The U.S. enjoys the most developed healthcare facilities and laboratories in the world and testing capacity of 16,000 people should be feasible. But FDA Commissioner Stephen Hahn could not give out a clear answer as to whether the country can perform that number of tests per day when questioned by Pocan on Mar. 11, nine days after he announced on Mar. 2 an estimate that, by Mar.8, “close to a million tests will be able to be performed” during a White House press briefing on Mar.2.

Why are we seeing these problems and what should we expect?

“This is a result of the CDC having made a decision early on to not let the best research hospitals and institutions around the United States develop their own tests,” said Gov. Pritzker during the Mar.11 press briefing. “They’re now loosening that up because they realized they created a problem. But as a result of the early decision, there was dependence upon this one reagent. This one test method.”

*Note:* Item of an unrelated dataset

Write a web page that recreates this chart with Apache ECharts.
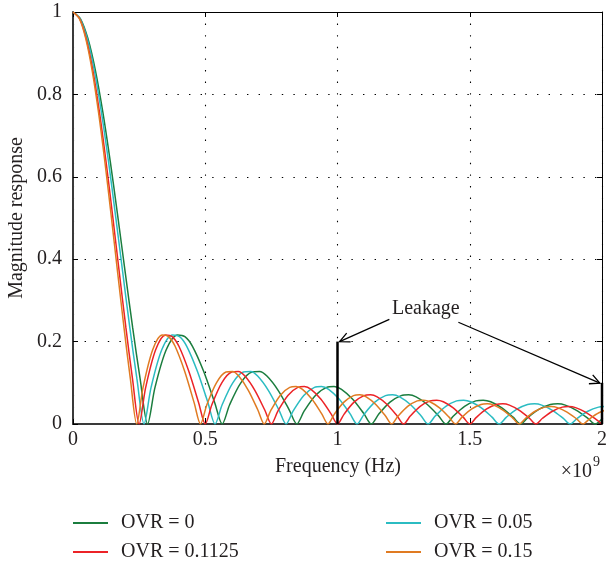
<!DOCTYPE html>
<html><head><meta charset="utf-8">
<script src="https://cdn.jsdelivr.net/npm/echarts@6/dist/echarts.min.js"></script>
<style>html,body{margin:0;padding:0;background:#fff}#c{width:608px;height:563px}</style>
</head><body><div id="c"></div>
<script>
// ---- data (frequency in units of 1e9 Hz, magnitude response) ----
const seriesNames = ['OVR = 0', 'OVR = 0.05', 'OVR = 0.1125', 'OVR = 0.15'];
const xTickLabels = ['0', '0.5', '1', '1.5', '2'];
const yTickLabels = ['0', '0.2', '0.4', '0.6', '0.8', '1'];

const freqGreen = [0,0.0282,0.0564,0.0846,0.1128,0.141,0.1692,0.1974,0.2256,0.2538,0.282,
 0.3102,0.3525,0.3948,0.423,0.4512,0.4935,0.5358,0.564,
 0.5922,0.6345,0.6768,0.705,0.7332,0.7755,0.8178,0.846,
 0.8742,0.9165,0.9588,0.987,1.0152,1.0575,1.0998,1.128,
 1.1562,1.1985,1.2408,1.269,1.2972,1.3395,1.3818,1.41,
 1.4382,1.4805,1.5228,1.551,1.5792,1.6215,1.6638,1.692,
 1.7202,1.7625,1.8048,1.833,1.8612,1.9035,1.9458,1.974,
 2.0022];
const magGreen = [1,0.9836,0.9355,0.8584,0.7568,0.6366,0.5046,0.3679,0.2339,0.1093,0,
 0.0894,0.1801,0.2162,0.2122,0.1892,0.1286,0.0518,0,
 0.0468,0.1000,0.1261,0.1273,0.1164,0.0818,0.0339,0,
 0.0317,0.0693,0.0890,0.0909,0.0841,0.0600,0.0252,0,
 0.0240,0.0530,0.0688,0.0707,0.0658,0.0474,0.0201,0,
 0.0193,0.0429,0.0561,0.0579,0.0541,0.0391,0.0167,0,
 0.0161,0.0360,0.0473,0.0490,0.0459,0.0333,0.0143,0,
 0.0139];

const freqCyan = [0,0.0269,0.0537,0.0806,0.1074,0.1343,0.1611,0.188,0.2148,0.2417,0.2685,
 0.2954,0.3356,0.3759,0.4028,0.4296,0.4699,0.5102,0.537,
 0.5639,0.6041,0.6444,0.6713,0.6981,0.7384,0.7787,0.8055,
 0.8324,0.8726,0.9129,0.9398,0.9666,1.0069,1.0472,1.074,
 1.1009,1.1411,1.1814,1.2083,1.2351,1.2754,1.3157,1.3425,
 1.3694,1.4096,1.4499,1.4768,1.5036,1.5439,1.5842,1.611,
 1.6379,1.6781,1.7184,1.7453,1.7721,1.8124,1.8527,1.8795,
 1.9064,1.9466,1.9869,2.0138];
const magCyan = [1,0.9836,0.9355,0.8584,0.7568,0.6366,0.5046,0.3679,0.2339,0.1093,0,
 0.0894,0.1801,0.2162,0.2122,0.1892,0.1286,0.0518,0,
 0.0468,0.1000,0.1261,0.1273,0.1164,0.0818,0.0339,0,
 0.0317,0.0693,0.0890,0.0909,0.0841,0.0600,0.0252,0,
 0.0240,0.0530,0.0688,0.0707,0.0658,0.0474,0.0201,0,
 0.0193,0.0429,0.0561,0.0579,0.0541,0.0391,0.0167,0,
 0.0161,0.0360,0.0473,0.0490,0.0459,0.0333,0.0143,0,
 0.0139,0.0310,0.0409,0.0424];

const freqRed = [0,0.025,0.05,0.075,0.1,0.125,0.15,0.175,0.2,0.225,0.25,
 0.275,0.3125,0.35,0.375,0.4,0.4375,0.475,0.5,
 0.525,0.5625,0.6,0.625,0.65,0.6875,0.725,0.75,
 0.775,0.8125,0.85,0.875,0.9,0.9375,0.975,1.0,
 1.025,1.0625,1.1,1.125,1.15,1.1875,1.225,1.25,
 1.275,1.3125,1.35,1.375,1.4,1.4375,1.475,1.5,
 1.525,1.5625,1.6,1.625,1.65,1.6875,1.725,1.75,
 1.775,1.8125,1.85,1.875,1.9,1.9375,1.975,2.0];
const magRed = [1,0.9836,0.9355,0.8584,0.7568,0.6366,0.5046,0.3679,0.2339,0.1093,0,
 0.0894,0.1801,0.2162,0.2122,0.1892,0.1286,0.0518,0,
 0.0468,0.1000,0.1261,0.1273,0.1164,0.0818,0.0339,0,
 0.0317,0.0693,0.0890,0.0909,0.0841,0.0600,0.0252,0,
 0.0240,0.0530,0.0688,0.0707,0.0658,0.0474,0.0201,0,
 0.0193,0.0429,0.0561,0.0579,0.0541,0.0391,0.0167,0,
 0.0161,0.0360,0.0473,0.0490,0.0459,0.0333,0.0143,0,
 0.0139,0.0310,0.0409,0.0424,0.0398,0.0290,0.0125,0];

const freqOrange = [0,0.0241,0.0482,0.0723,0.0964,0.1205,0.1446,0.1687,0.1928,0.2169,0.241,
 0.2651,0.3013,0.3374,0.3615,0.3856,0.4218,0.4579,0.482,
 0.5061,0.5423,0.5784,0.6025,0.6266,0.6628,0.6989,0.723,
 0.7471,0.7833,0.8194,0.8435,0.8676,0.9038,0.9399,0.964,
 0.9881,1.0243,1.0604,1.0845,1.1086,1.1448,1.1809,1.205,
 1.2291,1.2653,1.3014,1.3255,1.3496,1.3858,1.4219,1.446,
 1.4701,1.5063,1.5424,1.5665,1.5906,1.6268,1.6629,1.687,
 1.7111,1.7473,1.7834,1.8075,1.8316,1.8678,1.9039,1.928,
 1.9521,1.9883,2.0244];
const magOrange = [1,0.9836,0.9355,0.8584,0.7568,0.6366,0.5046,0.3679,0.2339,0.1093,0,
 0.0894,0.1801,0.2162,0.2122,0.1892,0.1286,0.0518,0,
 0.0468,0.1000,0.1261,0.1273,0.1164,0.0818,0.0339,0,
 0.0317,0.0693,0.0890,0.0909,0.0841,0.0600,0.0252,0,
 0.0240,0.0530,0.0688,0.0707,0.0658,0.0474,0.0201,0,
 0.0193,0.0429,0.0561,0.0579,0.0541,0.0391,0.0167,0,
 0.0161,0.0360,0.0473,0.0490,0.0459,0.0333,0.0143,0,
 0.0139,0.0310,0.0409,0.0424,0.0398,0.0290,0.0125,0,
 0.0121,0.0273,0.0360];

// leakage annotation
const leakFreq = [1, 2];
const leakMag = [0.2, 0.1];
const leakLabel = 'Leakage';
const leakLabelPos = [1.206, 0.279];
const leakArrowTails = [[1.196, 0.254], [1.457, 0.247]];
const leakArrowTips = [[1.008, 0.2], [1.992, 0.099]];

// ---- chart ----
const FONT = "'Liberation Serif', 'Times New Roman', serif";
const TXT = '#231f20';
const colors = ['#1b7d3e', '#2bbcc2', '#ec2327', '#e07b22'];
const curveSets = [[freqGreen, magGreen], [freqCyan, magCyan], [freqRed, magRed], [freqOrange, magOrange]];

const chart = echarts.init(document.getElementById('c'), null, {renderer: 'canvas'});

const dotted = {color: '#000', type: [1.4, 10.2], width: 1.1};
function valueAxis(pos, isX, main) {
  const ax = {
    type: 'value', position: pos, min: 0, max: isX ? 2 : 1, interval: isX ? 0.5 : 0.2,
    axisLine: {show: true, onZero: false, lineStyle: {color: main ? '#3a3a3a' : '#000', width: main ? 2 : 1}},
    axisTick: {show: true, inside: true, length: 5, lineStyle: {color: '#000', width: 1}},
    axisLabel: {show: main, fontFamily: FONT, fontSize: 20, color: TXT, margin: isX ? 6 : 11,
      showMinLabel: true, showMaxLabel: true,
      formatter: function (v) {
        const i = Math.round(v / (isX ? 0.5 : 0.2));
        return isX ? xTickLabels[i] : yTickLabels[i];
      }},
    splitLine: {show: main, lineStyle: dotted}
  };
  return ax;
}

const series = curveSets.map(function (cs, k) {
  return {
    name: seriesNames[k], type: 'line', xAxisIndex: 0, yAxisIndex: 0,
    data: cs[0].map(function (f, i) { return [f, cs[1][i]]; }),
    showSymbol: false, symbol: 'none', smooth: 0.3, clip: true, silent: true,
    lineStyle: {color: colors[k], width: 1.5},
    itemStyle: {color: colors[k]},
    z: 3
  };
});
leakFreq.forEach(function (f, i) {
  series.push({
    name: 'leak' + i, type: 'line', xAxisIndex: 0, yAxisIndex: 0,
    data: [[f, 0], [f, leakMag[i]]], showSymbol: false, symbol: 'none', clip: false, silent: true,
    lineStyle: {color: '#000', width: 2.5}, z: 5
  });
});

const legendCommon = {
  orient: 'vertical', icon: 'rect', itemWidth: 35, itemHeight: 2, itemGap: 9, padding: 0,
  selectedMode: false,
  textStyle: {fontFamily: FONT, fontSize: 20, color: TXT, lineHeight: 20, padding: [0, 0, 0, 8]}
};

chart.setOption({
  animation: false,
  backgroundColor: '#fff',
  grid: {left: 73, right: 6, top: 12, bottom: 139, containLabel: false, outerBoundsMode: 'none'},
  xAxis: [valueAxis('bottom', true, true), valueAxis('top', true, false)],
  yAxis: [valueAxis('left', false, true), valueAxis('right', false, false)],
  legend: [
    Object.assign({}, legendCommon, {left: 73, top: 513, data: [seriesNames[0], seriesNames[2]]}),
    Object.assign({}, legendCommon, {left: 386, top: 513, data: [seriesNames[1], seriesNames[3]]})
  ],
  series: series
});

const g = [
  {type: 'text', x: 17, y: 218, rotation: Math.PI / 2, z: 10,
   style: {text: 'Magnitude response', font: '20px ' + FONT, fill: TXT, align: 'center', verticalAlign: 'middle'}},
  {type: 'text', x: 338, y: 467, z: 10,
   style: {text: 'Frequency (Hz)', font: '20px ' + FONT, fill: TXT, align: 'center', verticalAlign: 'middle'}},
  {type: 'text', x: 592, y: 472, z: 10,
   style: {text: '\u00d710', font: '20px ' + FONT, fill: TXT, align: 'right', verticalAlign: 'middle'}},
  {type: 'text', x: 593, y: 462, z: 10,
   style: {text: '9', font: '14px ' + FONT, fill: TXT, align: 'left', verticalAlign: 'middle'}}
];
const lp = chart.convertToPixel({gridIndex: 0}, leakLabelPos);
g.push({type: 'text', x: lp[0], y: lp[1], z: 10,
  style: {text: leakLabel, font: '20px ' + FONT, fill: TXT, align: 'left', verticalAlign: 'middle'}});
leakArrowTails.forEach(function (t, i) {
  const S = chart.convertToPixel({gridIndex: 0}, t);
  const T = chart.convertToPixel({gridIndex: 0}, leakArrowTips[i]);
  const dx = S[0] - T[0], dy = S[1] - T[1];
  const len = Math.sqrt(dx * dx + dy * dy);
  const ux = dx / len, uy = dy / len;
  const a = 26 * Math.PI / 180, L = 11;
  const A = [T[0] + L * (ux * Math.cos(a) - uy * Math.sin(a)), T[1] + L * (ux * Math.sin(a) + uy * Math.cos(a))];
  const B = [T[0] + L * (ux * Math.cos(a) + uy * Math.sin(a)), T[1] + L * (-ux * Math.sin(a) + uy * Math.cos(a))];
  g.push({type: 'line', z: 10, shape: {x1: S[0], y1: S[1], x2: T[0], y2: T[1]}, style: {stroke: '#000', lineWidth: 1.3}});
  g.push({type: 'polyline', z: 10, shape: {points: [A, T, B]}, style: {stroke: '#000', lineWidth: 1.3, fill: null}});
});
chart.setOption({graphic: g});
</script>
</body></html>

There was just one producer of this reagent approved for testing, according to Pritzker.

Doors for commercial labs were finally opened on Mar.3, according to Dr. Birx. She said that President Trump realized the previous testing model could not meet the demand. The White House then invited Quest Diagnostics and LabCorp to help with the situation.

“We’re ramping up our capabilities at other laboratories and expect to be able to perform tens of thousands of tests within the next few weeks,” said Rachel Carr, a specialist from Quest Diagnostics. The company’s labs in San Juan had just started testing on Mar.9, and by the end of this month, they are expecting to expand the testing labs to several major cities across the nation including Chicago.

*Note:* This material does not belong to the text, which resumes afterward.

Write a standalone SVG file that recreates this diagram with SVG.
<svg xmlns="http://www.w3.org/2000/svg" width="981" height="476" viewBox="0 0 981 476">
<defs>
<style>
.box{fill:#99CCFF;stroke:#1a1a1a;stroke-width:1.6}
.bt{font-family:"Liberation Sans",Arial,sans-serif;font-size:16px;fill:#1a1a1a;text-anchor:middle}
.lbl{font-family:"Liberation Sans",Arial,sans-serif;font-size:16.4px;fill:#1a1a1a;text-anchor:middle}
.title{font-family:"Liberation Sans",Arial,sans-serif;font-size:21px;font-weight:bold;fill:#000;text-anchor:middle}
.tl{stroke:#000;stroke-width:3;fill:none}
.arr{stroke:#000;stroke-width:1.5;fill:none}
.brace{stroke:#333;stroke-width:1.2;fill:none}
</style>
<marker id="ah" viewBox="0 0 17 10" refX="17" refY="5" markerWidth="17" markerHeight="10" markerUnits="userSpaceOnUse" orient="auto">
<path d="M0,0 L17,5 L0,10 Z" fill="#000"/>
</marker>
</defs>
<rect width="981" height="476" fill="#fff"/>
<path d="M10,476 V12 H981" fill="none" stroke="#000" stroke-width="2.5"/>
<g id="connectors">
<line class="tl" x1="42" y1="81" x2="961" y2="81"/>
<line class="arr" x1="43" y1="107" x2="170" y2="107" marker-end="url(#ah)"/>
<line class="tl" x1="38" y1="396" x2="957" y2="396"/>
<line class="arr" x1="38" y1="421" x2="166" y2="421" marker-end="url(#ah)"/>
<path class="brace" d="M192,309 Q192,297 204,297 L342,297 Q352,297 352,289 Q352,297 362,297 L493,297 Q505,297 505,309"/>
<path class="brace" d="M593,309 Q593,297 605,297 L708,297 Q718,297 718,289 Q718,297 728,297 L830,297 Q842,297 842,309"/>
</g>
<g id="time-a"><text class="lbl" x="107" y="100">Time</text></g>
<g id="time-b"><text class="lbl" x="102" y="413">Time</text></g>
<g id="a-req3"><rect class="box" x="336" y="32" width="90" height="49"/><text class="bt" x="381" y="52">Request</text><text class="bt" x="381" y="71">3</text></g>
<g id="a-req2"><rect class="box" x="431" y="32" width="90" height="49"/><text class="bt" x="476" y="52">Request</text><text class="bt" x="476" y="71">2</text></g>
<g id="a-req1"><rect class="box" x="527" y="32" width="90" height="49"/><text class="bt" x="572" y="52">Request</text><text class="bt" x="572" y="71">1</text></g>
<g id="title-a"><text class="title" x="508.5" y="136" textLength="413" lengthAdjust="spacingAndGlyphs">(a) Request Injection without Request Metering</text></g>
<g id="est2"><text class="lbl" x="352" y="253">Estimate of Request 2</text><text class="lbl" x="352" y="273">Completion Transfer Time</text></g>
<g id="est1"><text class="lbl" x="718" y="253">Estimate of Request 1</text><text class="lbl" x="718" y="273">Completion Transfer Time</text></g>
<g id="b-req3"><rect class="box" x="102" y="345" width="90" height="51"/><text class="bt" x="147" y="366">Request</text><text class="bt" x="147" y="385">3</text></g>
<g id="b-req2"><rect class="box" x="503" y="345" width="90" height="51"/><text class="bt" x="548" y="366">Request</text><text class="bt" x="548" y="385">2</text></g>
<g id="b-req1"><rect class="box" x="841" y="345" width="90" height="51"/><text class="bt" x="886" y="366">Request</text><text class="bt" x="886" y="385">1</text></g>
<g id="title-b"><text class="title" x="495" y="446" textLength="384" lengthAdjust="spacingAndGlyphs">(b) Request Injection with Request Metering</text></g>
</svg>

According to the ACLA, American Clinical Laboratory Association, “once additional FDA-approved high-throughput testing is available on large diagnostic platforms next week, the industry expects its capacity to be increased to more than 20,000 tests per day. Assuming there are no delays or shortages of necessary materials and supplies, commercial capacity is expected to exceed 280,000 tests per week by April 1.”

For now, with the limited testing kits available, not every patient with symptoms demanding a test can expect to get a test. All patients with symptoms are required to call their doctors instead of walking into any medical infrastructure to avoid exposure of health care workers and people in the waiting room. Health care providers will follow the guidelines of CDC and determine whether their patients should get a test.

In Illinois, Dr. Ngozi Ezike, Director of Illinois Department of Public Health, called upon the ones with mild symptoms not to demand testing, as the state needs to prioritize people “at the highest risk of illness.” She gave high priority to:

– people with advanced age;
– people residing in long-term care facilities;
– people with preexisting medical conditions like heart disease, lung disease, hemodialysis, liver disease, or who otherwise have  compromised immune systems.

But if the test kits  become available as estimated, people can expect a much easier way of testing. Instead of visiting health care providers’ offices, people will be able to experience “drive-thru,” a procedure that is underway in the Chicago area with an order from their physician.

This method of specimen collecting is used by South Korea and is believed to be one of the reasons why it can perform 18,000 tests in one day. According to President Trump, Walmart was asked to make portions of their parking lots available for the drive-thru tests, and Google had been working on developing an app with which users can search locations for drive-thru COVID-19 tests.